──────── Stored data ────────

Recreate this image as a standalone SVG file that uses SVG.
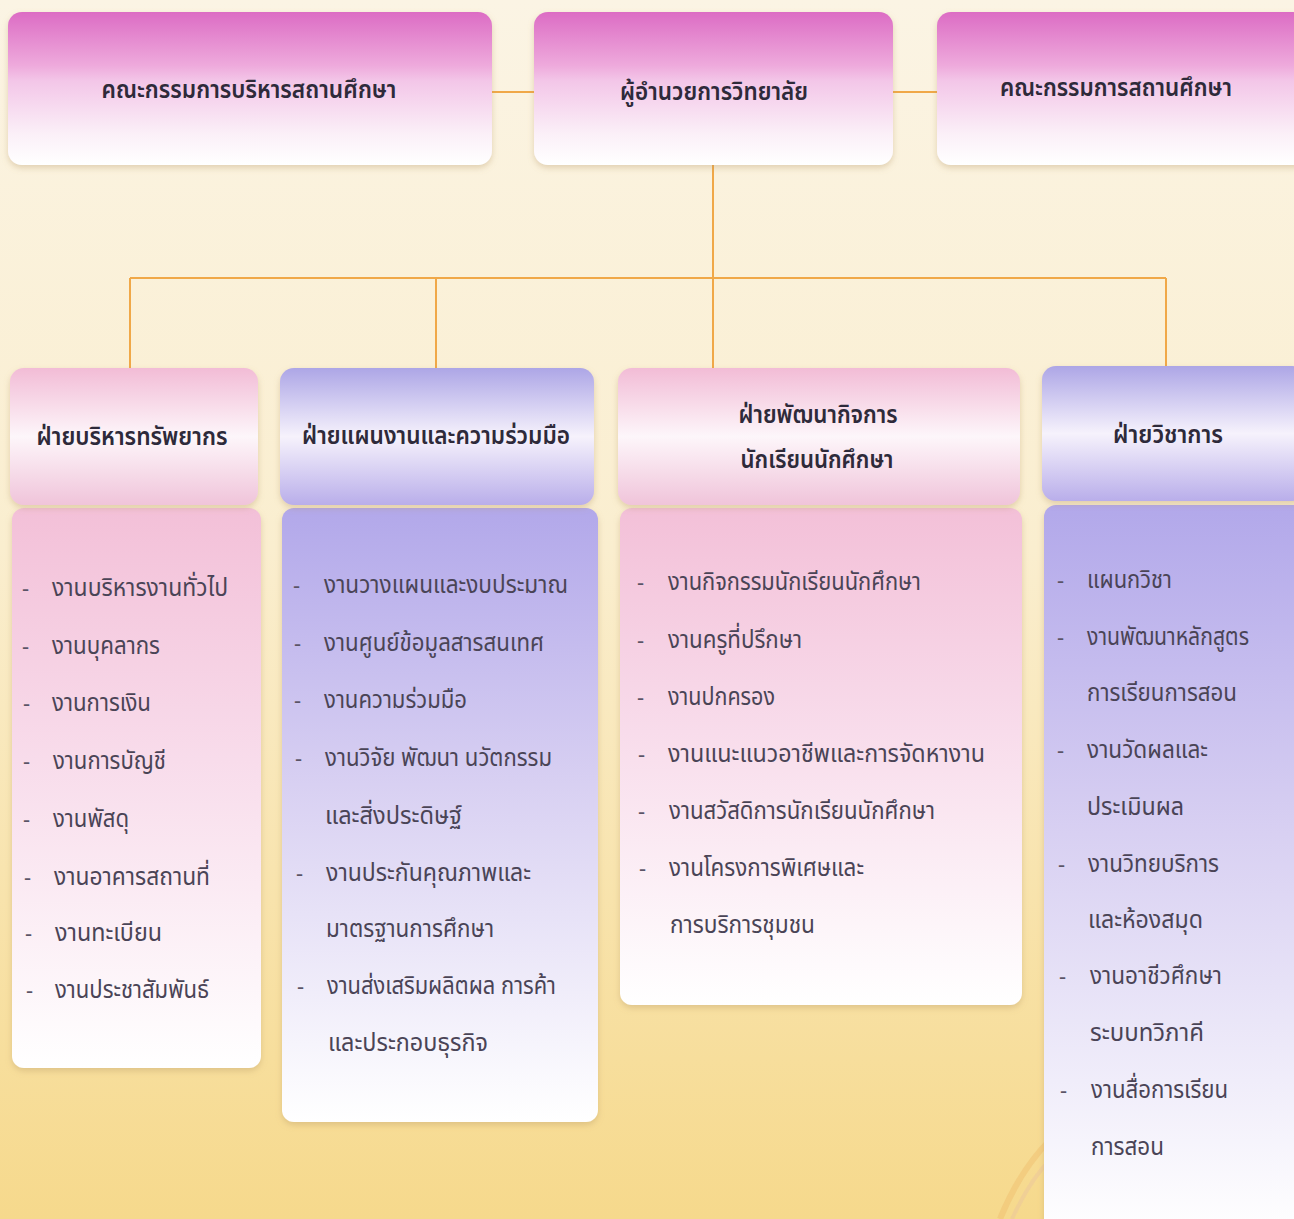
<svg xmlns="http://www.w3.org/2000/svg" width="1294" height="1219" viewBox="0 0 1294 1219">
<defs>
<linearGradient id="bg" x1="0" y1="0" x2="0" y2="1">
<stop offset="0" stop-color="#fbf4e4"/>
<stop offset="0.45" stop-color="#faeecf"/>
<stop offset="1" stop-color="#f6d98c"/>
</linearGradient>
<linearGradient id="gTop" x1="0" y1="0" x2="0" y2="1">
<stop offset="0" stop-color="#dc6cc4"/>
<stop offset="0.35" stop-color="#eeaadc"/>
<stop offset="0.45" stop-color="#f3c6e8"/>
<stop offset="0.8" stop-color="#fbf0f8"/>
<stop offset="1" stop-color="#ffffff"/>
</linearGradient>
<linearGradient id="gHeadPink" x1="0" y1="0" x2="0" y2="1">
<stop offset="0" stop-color="#f2bcd6"/>
<stop offset="0.5" stop-color="#fdf6fa"/>
<stop offset="1" stop-color="#f0c4da"/>
</linearGradient>
<linearGradient id="gHeadLav" x1="0" y1="0" x2="0" y2="1">
<stop offset="0" stop-color="#ada6e6"/>
<stop offset="0.5" stop-color="#f6f2fc"/>
<stop offset="1" stop-color="#b9aeea"/>
</linearGradient>
<linearGradient id="gBodyPink" x1="0" y1="0" x2="0" y2="1">
<stop offset="0" stop-color="#f3c0d8"/>
<stop offset="0.45" stop-color="#f8dceb"/>
<stop offset="1" stop-color="#ffffff"/>
</linearGradient>
<linearGradient id="gBodyLav" x1="0" y1="0" x2="0" y2="1">
<stop offset="0" stop-color="#b2a8ea"/>
<stop offset="0.45" stop-color="#d8d0f2"/>
<stop offset="1" stop-color="#ffffff"/>
</linearGradient>
<filter id="sh" x="-5%" y="-5%" width="110%" height="115%">
<feDropShadow dx="0" dy="3" stdDeviation="3" flood-color="#b09060" flood-opacity="0.35"/>
</filter>
<style>
.conn{stroke:#f0a848;stroke-width:2;fill:none}
.t{font-family:'Noto Sans Thai','Noto Sans','DejaVu Sans',sans-serif;fill:#3a3546}
.top{font-size:25px;font-weight:600;text-anchor:middle;fill:#2e2a3a}
.hd{font-size:25px;font-weight:600;text-anchor:middle;fill:#2e2a3a}
.it{font-size:25px;fill:#4a4456}
.ds{font-size:22px;fill:#5a5466}
</style>
</defs>
<rect x="0" y="0" width="1294" height="1219" fill="url(#bg)"/>
<path d="M1000 1219 Q1020 1170 1050 1140" stroke="#f0c070" stroke-width="6" fill="none" opacity="0.5"/>
<path d="M1012 1219 Q1030 1180 1050 1160" stroke="#e8c0a0" stroke-width="4" fill="none" opacity="0.4"/>

<g id="connectors">
<line class="conn" x1="492" y1="92" x2="534" y2="92"/>
<line class="conn" x1="893" y1="92" x2="937" y2="92"/>
<line class="conn" x1="713" y1="165" x2="713" y2="368"/>
<line class="conn" x1="130" y1="278" x2="1166" y2="278"/>
<line class="conn" x1="130" y1="278" x2="130" y2="370"/>
<line class="conn" x1="436" y1="278" x2="436" y2="368"/>
<line class="conn" x1="1166" y1="278" x2="1166" y2="366"/>
</g>

<g id="board-admin">
<rect x="8" y="12" width="484" height="153" rx="14" fill="url(#gTop)" filter="url(#sh)"/>
<text class="t top" x="249" y="98" textLength="295" lengthAdjust="spacingAndGlyphs">คณะกรรมการบริหารสถานศึกษา</text>
</g>
<g id="director">
<rect x="534" y="12" width="359" height="153" rx="14" fill="url(#gTop)" filter="url(#sh)"/>
<text class="t top" x="714" y="100" textLength="188" lengthAdjust="spacingAndGlyphs">ผู้อำนวยการวิทยาลัย</text>
</g>
<g id="board">
<rect x="937" y="12" width="370" height="153" rx="14" fill="url(#gTop)" filter="url(#sh)"/>
<text class="t top" x="1116" y="96" textLength="232" lengthAdjust="spacingAndGlyphs">คณะกรรมการสถานศึกษา</text>
</g>

<g id="resources">
<rect x="12" y="508" width="249" height="560" rx="12" fill="url(#gBodyPink)" filter="url(#sh)"/>
<rect x="10" y="368" width="248" height="137" rx="14" fill="url(#gHeadPink)" filter="url(#sh)"/>
<text class="t hd" x="132" y="445" textLength="191" lengthAdjust="spacingAndGlyphs">ฝ่ายบริหารทรัพยากร</text>
<g class="t">
<text class="ds" x="22" y="596">-</text><text class="it" x="52" y="596" textLength="176" lengthAdjust="spacingAndGlyphs">งานบริหารงานทั่วไป</text>
<text class="ds" x="22" y="654">-</text><text class="it" x="52" y="654" textLength="108" lengthAdjust="spacingAndGlyphs">งานบุคลากร</text>
<text class="ds" x="23" y="711">-</text><text class="it" x="52" y="711" textLength="99" lengthAdjust="spacingAndGlyphs">งานการเงิน</text>
<text class="ds" x="23" y="769">-</text><text class="it" x="53" y="769" textLength="113" lengthAdjust="spacingAndGlyphs">งานการบัญชี</text>
<text class="ds" x="23" y="827">-</text><text class="it" x="53" y="827" textLength="76" lengthAdjust="spacingAndGlyphs">งานพัสดุ</text>
<text class="ds" x="24" y="885">-</text><text class="it" x="54" y="885" textLength="156" lengthAdjust="spacingAndGlyphs">งานอาคารสถานที่</text>
<text class="ds" x="25" y="941">-</text><text class="it" x="55" y="941" textLength="107" lengthAdjust="spacingAndGlyphs">งานทะเบียน</text>
<text class="ds" x="26" y="998">-</text><text class="it" x="55" y="998" textLength="154" lengthAdjust="spacingAndGlyphs">งานประชาสัมพันธ์</text>
</g>
</g>

<g id="planning">
<rect x="282" y="508" width="316" height="614" rx="12" fill="url(#gBodyLav)" filter="url(#sh)"/>
<rect x="280" y="368" width="314" height="137" rx="14" fill="url(#gHeadLav)" filter="url(#sh)"/>
<text class="t hd" x="436" y="444" textLength="268" lengthAdjust="spacingAndGlyphs">ฝ่ายแผนงานและความร่วมมือ</text>
<g class="t">
<text class="ds" x="293" y="593">-</text><text class="it" x="324" y="593" textLength="244" lengthAdjust="spacingAndGlyphs">งานวางแผนและงบประมาณ</text>
<text class="ds" x="294" y="651">-</text><text class="it" x="324" y="651" textLength="220" lengthAdjust="spacingAndGlyphs">งานศูนย์ข้อมูลสารสนเทศ</text>
<text class="ds" x="294" y="708">-</text><text class="it" x="324" y="708" textLength="143" lengthAdjust="spacingAndGlyphs">งานความร่วมมือ</text>
<text class="ds" x="295" y="766">-</text><text class="it" x="325" y="766" textLength="227" lengthAdjust="spacingAndGlyphs">งานวิจัย พัฒนา นวัตกรรม</text>
<text class="it" x="325" y="824" textLength="137" lengthAdjust="spacingAndGlyphs">และสิ่งประดิษฐ์</text>
<text class="ds" x="296" y="881">-</text><text class="it" x="326" y="881" textLength="205" lengthAdjust="spacingAndGlyphs">งานประกันคุณภาพและ</text>
<text class="it" x="326" y="937" textLength="168" lengthAdjust="spacingAndGlyphs">มาตรฐานการศึกษา</text>
<text class="ds" x="297" y="994">-</text><text class="it" x="327" y="994" textLength="229" lengthAdjust="spacingAndGlyphs">งานส่งเสริมผลิตผล การค้า</text>
<text class="it" x="328" y="1051" textLength="160" lengthAdjust="spacingAndGlyphs">และประกอบธุรกิจ</text>
</g>
</g>

<g id="student-affairs">
<rect x="620" y="508" width="402" height="497" rx="12" fill="url(#gBodyPink)" filter="url(#sh)"/>
<rect x="618" y="368" width="402" height="137" rx="14" fill="url(#gHeadPink)" filter="url(#sh)"/>
<text class="t hd" x="818" y="423" textLength="159" lengthAdjust="spacingAndGlyphs">ฝ่ายพัฒนากิจการ</text>
<text class="t hd" x="817" y="468" textLength="153" lengthAdjust="spacingAndGlyphs">นักเรียนนักศึกษา</text>
<g class="t">
<text class="ds" x="637" y="590">-</text><text class="it" x="668" y="590" textLength="253" lengthAdjust="spacingAndGlyphs">งานกิจกรรมนักเรียนนักศึกษา</text>
<text class="ds" x="637" y="648">-</text><text class="it" x="668" y="648" textLength="134" lengthAdjust="spacingAndGlyphs">งานครูที่ปรึกษา</text>
<text class="ds" x="637" y="705">-</text><text class="it" x="668" y="705" textLength="107" lengthAdjust="spacingAndGlyphs">งานปกครอง</text>
<text class="ds" x="638" y="762">-</text><text class="it" x="668" y="762" textLength="317" lengthAdjust="spacingAndGlyphs">งานแนะแนวอาชีพและการจัดหางาน</text>
<text class="ds" x="638" y="819">-</text><text class="it" x="669" y="819" textLength="266" lengthAdjust="spacingAndGlyphs">งานสวัสดิการนักเรียนนักศึกษา</text>
<text class="ds" x="639" y="876">-</text><text class="it" x="669" y="876" textLength="195" lengthAdjust="spacingAndGlyphs">งานโครงการพิเศษและ</text>
<text class="it" x="670" y="933" textLength="145" lengthAdjust="spacingAndGlyphs">การบริการชุมชน</text>
</g>
</g>

<g id="academic">
<rect x="1044" y="505" width="262" height="730" rx="12" fill="url(#gBodyLav)" filter="url(#sh)"/>
<rect x="1042" y="366" width="264" height="135" rx="14" fill="url(#gHeadLav)" filter="url(#sh)"/>
<text class="t hd" x="1168" y="443" textLength="110" lengthAdjust="spacingAndGlyphs">ฝ่ายวิชาการ</text>
<g class="t">
<text class="ds" x="1057" y="588">-</text><text class="it" x="1087" y="588" textLength="85" lengthAdjust="spacingAndGlyphs">แผนกวิชา</text>
<text class="ds" x="1057" y="645">-</text><text class="it" x="1087" y="645" textLength="162" lengthAdjust="spacingAndGlyphs">งานพัฒนาหลักสูตร</text>
<text class="it" x="1087" y="701" textLength="150" lengthAdjust="spacingAndGlyphs">การเรียนการสอน</text>
<text class="ds" x="1057" y="758">-</text><text class="it" x="1087" y="758" textLength="121" lengthAdjust="spacingAndGlyphs">งานวัดผลและ</text>
<text class="it" x="1087" y="815" textLength="97" lengthAdjust="spacingAndGlyphs">ประเมินผล</text>
<text class="ds" x="1058" y="872">-</text><text class="it" x="1088" y="872" textLength="131" lengthAdjust="spacingAndGlyphs">งานวิทยบริการ</text>
<text class="it" x="1088" y="928" textLength="115" lengthAdjust="spacingAndGlyphs">และห้องสมุด</text>
<text class="ds" x="1059" y="984">-</text><text class="it" x="1090" y="984" textLength="132" lengthAdjust="spacingAndGlyphs">งานอาชีวศึกษา</text>
<text class="it" x="1090" y="1041" textLength="114" lengthAdjust="spacingAndGlyphs">ระบบทวิภาคี</text>
<text class="ds" x="1060" y="1098">-</text><text class="it" x="1091" y="1098" textLength="137" lengthAdjust="spacingAndGlyphs">งานสื่อการเรียน</text>
<text class="it" x="1091" y="1155" textLength="73" lengthAdjust="spacingAndGlyphs">การสอน</text>
</g>
</g>
</svg>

────────

Your task is to restate word for word the lines from the top of the data to the line containing "1219 Q1030 1180", both ends included, with every picture left out.

(Response to this task):
Recreate this image as a standalone SVG file that uses SVG.
<svg xmlns="http://www.w3.org/2000/svg" width="1294" height="1219" viewBox="0 0 1294 1219">
<defs>
<linearGradient id="bg" x1="0" y1="0" x2="0" y2="1">
<stop offset="0" stop-color="#fbf4e4"/>
<stop offset="0.45" stop-color="#faeecf"/>
<stop offset="1" stop-color="#f6d98c"/>
</linearGradient>
<linearGradient id="gTop" x1="0" y1="0" x2="0" y2="1">
<stop offset="0" stop-color="#dc6cc4"/>
<stop offset="0.35" stop-color="#eeaadc"/>
<stop offset="0.45" stop-color="#f3c6e8"/>
<stop offset="0.8" stop-color="#fbf0f8"/>
<stop offset="1" stop-color="#ffffff"/>
</linearGradient>
<linearGradient id="gHeadPink" x1="0" y1="0" x2="0" y2="1">
<stop offset="0" stop-color="#f2bcd6"/>
<stop offset="0.5" stop-color="#fdf6fa"/>
<stop offset="1" stop-color="#f0c4da"/>
</linearGradient>
<linearGradient id="gHeadLav" x1="0" y1="0" x2="0" y2="1">
<stop offset="0" stop-color="#ada6e6"/>
<stop offset="0.5" stop-color="#f6f2fc"/>
<stop offset="1" stop-color="#b9aeea"/>
</linearGradient>
<linearGradient id="gBodyPink" x1="0" y1="0" x2="0" y2="1">
<stop offset="0" stop-color="#f3c0d8"/>
<stop offset="0.45" stop-color="#f8dceb"/>
<stop offset="1" stop-color="#ffffff"/>
</linearGradient>
<linearGradient id="gBodyLav" x1="0" y1="0" x2="0" y2="1">
<stop offset="0" stop-color="#b2a8ea"/>
<stop offset="0.45" stop-color="#d8d0f2"/>
<stop offset="1" stop-color="#ffffff"/>
</linearGradient>
<filter id="sh" x="-5%" y="-5%" width="110%" height="115%">
<feDropShadow dx="0" dy="3" stdDeviation="3" flood-color="#b09060" flood-opacity="0.35"/>
</filter>
<style>
.conn{stroke:#f0a848;stroke-width:2;fill:none}
.t{font-family:'Noto Sans Thai','Noto Sans','DejaVu Sans',sans-serif;fill:#3a3546}
.top{font-size:25px;font-weight:600;text-anchor:middle;fill:#2e2a3a}
.hd{font-size:25px;font-weight:600;text-anchor:middle;fill:#2e2a3a}
.it{font-size:25px;fill:#4a4456}
.ds{font-size:22px;fill:#5a5466}
</style>
</defs>
<rect x="0" y="0" width="1294" height="1219" fill="url(#bg)"/>
<path d="M1000 1219 Q1020 1170 1050 1140" stroke="#f0c070" stroke-width="6" fill="none" opacity="0.5"/>
<path d="M1012 1219 Q1030 1180 1050 1160" stroke="#e8c0a0" stroke-width="4" fill="none" opacity="0.4"/>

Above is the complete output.